Eilean Donan Castle
Eilean Donan Castle stands on a small tidal island at the junction of three sea lochs in the western Highlands of Scotland, its silhouette of towers and battlements reflected in the dark water below and backed by the mountains of Kintail creating what has become the most photographed castle scene in Scotland and one of the most reproduced images of the country worldwide. The castle was originally built in the thirteenth century, destroyed by government forces in 1719 during a Jacobite rising, and meticulously rebuilt between 1912 and 1932 by Lieutenant Colonel John Macrae-Gilstrap, creating the building that has become through its near-universal presence in Scottish tourism imagery virtually synonymous with the Highlands themselves.

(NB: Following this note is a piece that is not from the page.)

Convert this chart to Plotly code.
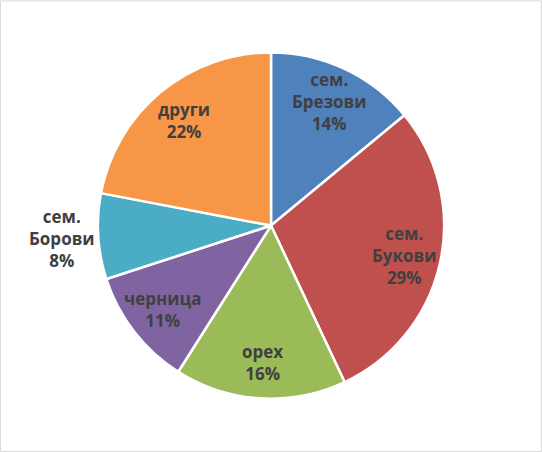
import numpy as np
import plotly.graph_objects as go

# категории и дялове (%)
labels = ["сем.<br>Брезови", "сем.<br>Букови", "орех", "черница", "сем.<br>Борови", "други"]
values = [14, 29, 16, 11, 8, 22]
colors = ["#4F81BD", "#C0504D", "#9BBB59", "#8064A2", "#4BACC6", "#F79646"]
outside = [False, False, False, False, True, False]

W, H = 542, 452
dom_y = [0.118, 0.884]
lbl_font = dict(family="Open Sans", size=17, color="#404040", weight="bold")
pct_text = ["%d%%" % round(100 * v / sum(values)) for v in values]

fig = go.Figure()
fig.add_trace(
    go.Pie(
        labels=labels,
        values=values,
        sort=False,
        direction="clockwise",
        rotation=0,
        marker=dict(colors=colors, line=dict(color="white", width=2.5)),
        textinfo="none",
        hoverinfo="label+percent",
        showlegend=False,
        automargin=False,
        domain=dict(x=[0, 1], y=dom_y),
    )
)

# етикети: по средата на ъгъла на сектора, вътре ~0.79 от радиуса, отвън ~1.21
radius = min(W, H * (dom_y[1] - dom_y[0])) / 2
cy = (dom_y[0] + dom_y[1]) / 2
frac = np.array(values) / sum(values)
mid = (np.cumsum(frac) - frac / 2) * 2 * np.pi
for i, ang in enumerate(mid):
    r = (1.21 if outside[i] else 0.79) * radius
    fig.add_annotation(
        x=0.5 + r * np.sin(ang) / W,
        y=cy + r * np.cos(ang) / H,
        xref="paper", yref="paper",
        xanchor="center", yanchor="middle",
        text="%s<br>%s" % (labels[i], pct_text[i]),
        showarrow=False,
        font=lbl_font,
        align="center",
    )

fig.update_layout(
    width=W,
    height=H,
    margin=dict(l=0, r=0, t=0, b=0, autoexpand=False),
    showlegend=False,
    paper_bgcolor="white",
    font=dict(family="Open Sans"),
    shapes=[
        dict(
            type="rect", xref="paper", yref="paper",
            x0=0.001, y0=0.001, x1=0.999, y1=0.998,
            line=dict(color="#D9D9D9", width=1),
        )
    ],
)

fig.write_html(
    "out.html",
    config={"displayModeBar": False},
    post_script="document.body.style.margin='0px';",
)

The setting at the meeting of Loch Duich, Loch Long and Loch Alsh is exceptional even by the standards of the western Highland coast. The three lochs converging here create a wide expanse of water in every direction, the mountains rising steeply from the water's edge and the evening light catching the castle walls in ways that explain the compulsion to photograph this scene that has afflicted visitors since photography became widely accessible. The causeway connecting the island to the mainland allows visitors to walk around the building and appreciate the relationship between the architecture and the water from every angle.
The castle is associated with the Clan Macrae, who served as hereditary constables to the Mackenzie lords of Kintail, and the Macrae-Gilstrap restoration was both a personal tribute to his clan's history and a practical act of preservation. The interior was rebuilt with careful attention to historical accuracy and houses a collection of clan-related artefacts, Jacobite memorabilia and historical displays. The memorial to Macrae soldiers who died in the First World War gives the restoration a personal and communal dimension beyond architectural preservation.
The road through Kintail toward the Five Sisters and over the Ratagan Pass provides some of the finest Highland scenery accessible by car in Scotland.